Why Leadership Principles Matter in Parenting


In leadership, we talk about culture, communication, accountability, and trust. In parenting, we talk about routines, discipline, values, and emotional development. But these aren’t different conversations. They’re reflections of the same approach to influence.

Strong leadership at home creates an environment where children feel safe, seen, and supported. It’s where they learn how to:


  • Navigate conflict with respect

  • Recover from failure without shame

  • Take responsibility for their actions

  • Express emotions without fear


Your leadership shows up not only in what you say but in how you listen. Not only in how you set expectations but in how you uphold them. It’s not about perfection. It’s about consistency.


The Tension Between Authority and Influence


As a parent, you do have authority—but leadership is not just about power. It’s about the tone you set, the culture you cultivate, and the trust you build. And just like in professional leadership, authority without relationship leads to resistance.


Influence grows when your children experience:

  • Psychological safety to express themselves

  • Boundaries that feel respectful, not punitive

  • A sense of being known and valued


When those things are present, leadership becomes more about guidance than control.


Case Study: Leading Through Emotional Dysregulation


A father noticed that his child, usually calm, had begun melting down during transitions. Instead of defaulting to discipline, he approached it like a leadership challenge: What’s underneath the behavior?


He realized the child was overwhelmed by sudden changes in routine. So they started introducing a visual schedule and offering five-minute transition warnings. The meltdowns didn’t disappear overnight, but they decreased. More importantly, the child felt understood, not punished.


That’s leadership. Seeing beneath the surface. Adjusting with empathy. Choosing influence over reaction.


Parallels Between Workplace Leadership and Parenting


  • Clarity matters. Just as teams need clear roles and expectations, children thrive when they know what’s expected and why.

  • Consistency builds trust. In both arenas, unpredictable leaders create anxiety. Predictable presence, even when firm, creates safety.

  • Feedback is a two-way street. Good leaders invite feedback. So do present parents. “How did that feel to you?” is a powerful question at any age.

  • Emotional intelligence is key. Whether managing adults or raising kids, your ability to regulate your own emotions shapes how others respond to you.


Case Study: A Parent Leading Through Failure


A mother’s teenager failed a major exam. The child expected disappointment, maybe even punishment. Instead, the mother paused and asked, “What do you think went wrong?” Then she listened.


They discussed study habits, stress, and distraction. Together, they created a new plan, not out of anger but out of shared responsibility. The student still had consequences—less screen time, more study structure—but they weren’t punitive.
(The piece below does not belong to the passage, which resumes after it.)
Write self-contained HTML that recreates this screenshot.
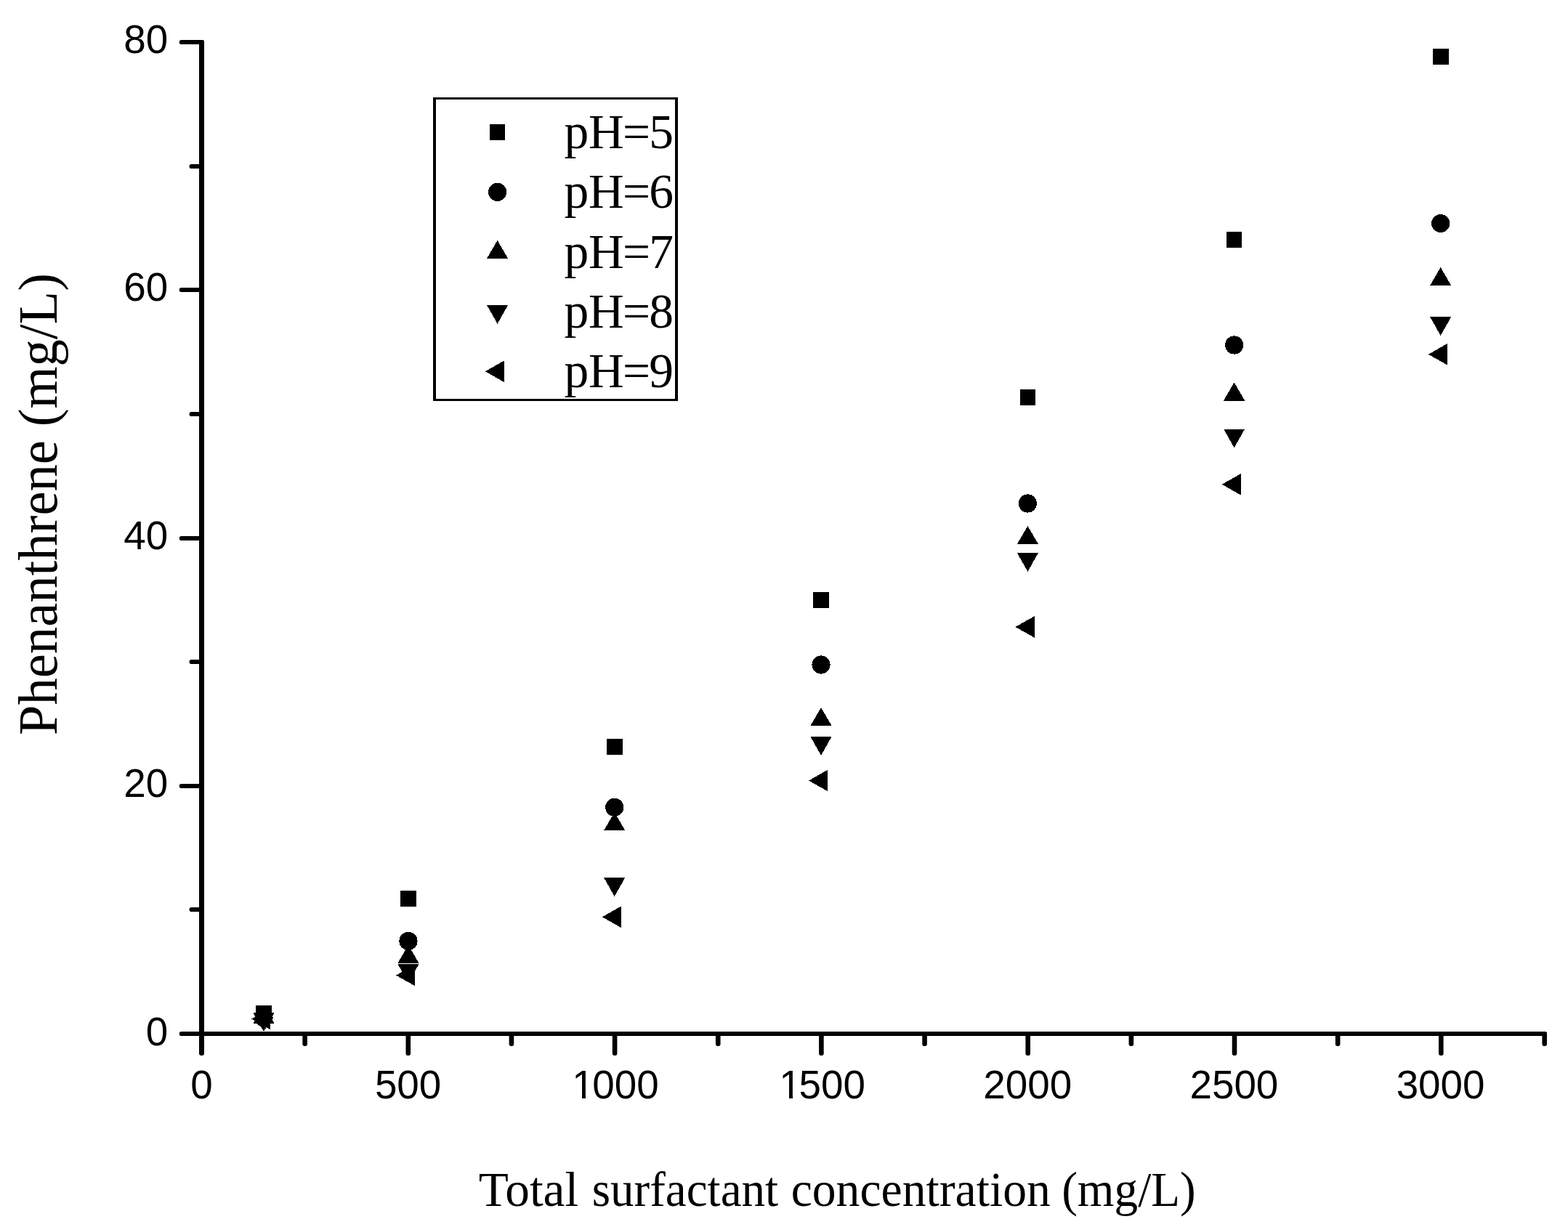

They were purposeful.

This wasn’t just parenting. It was leadership: responding to failure with clarity, not shame. Focusing on growth, not just the mistake.


Practices That Strengthen Leadership at Home


  1. Lead Yourself First Your tone sets the tone. If you’re tired, anxious, or reactive, acknowledge it. Leadership doesn’t mean hiding emotion—it means managing it.

  2. Model What You Want to Teach Children watch your behavior more than they listen to your words. If you want honesty, model it. If you want calm, practice it.

  3. Create Space for Voice Make room for your child’s input. Not in every decision, but in the ones that shape their experience. It builds ownership and self-confidence.

  4. Repair After Rupture Every relationship involves conflict. Strong parenting leadership includes apology, reconnection, and a return to trust.


Practice to Try: The Leadership Pause


Before responding to a difficult moment with your child, pause and ask:


  • What do they need from me right now?

  • What would leadership—not control—look like in this moment?

  • How can I respond in a way that builds trust?


Then respond from that posture. Even if it’s not perfect, it’s aligned.


Closing Reflection


Parenting is one of the most profound leadership roles you’ll ever hold. It’s daily. It’s demanding. It’s emotional. And it’s deeply impactful.


You don’t need a manual. You need a mindset. The mindset that says leadership is about how you show up, how you listen, how you guide—and how you stay steady, even when things feel uncertain.


When you parent like a leader, you shape more than behavior. You shape identity, trust, and resilience. And those are outcomes that echo for a lifetime.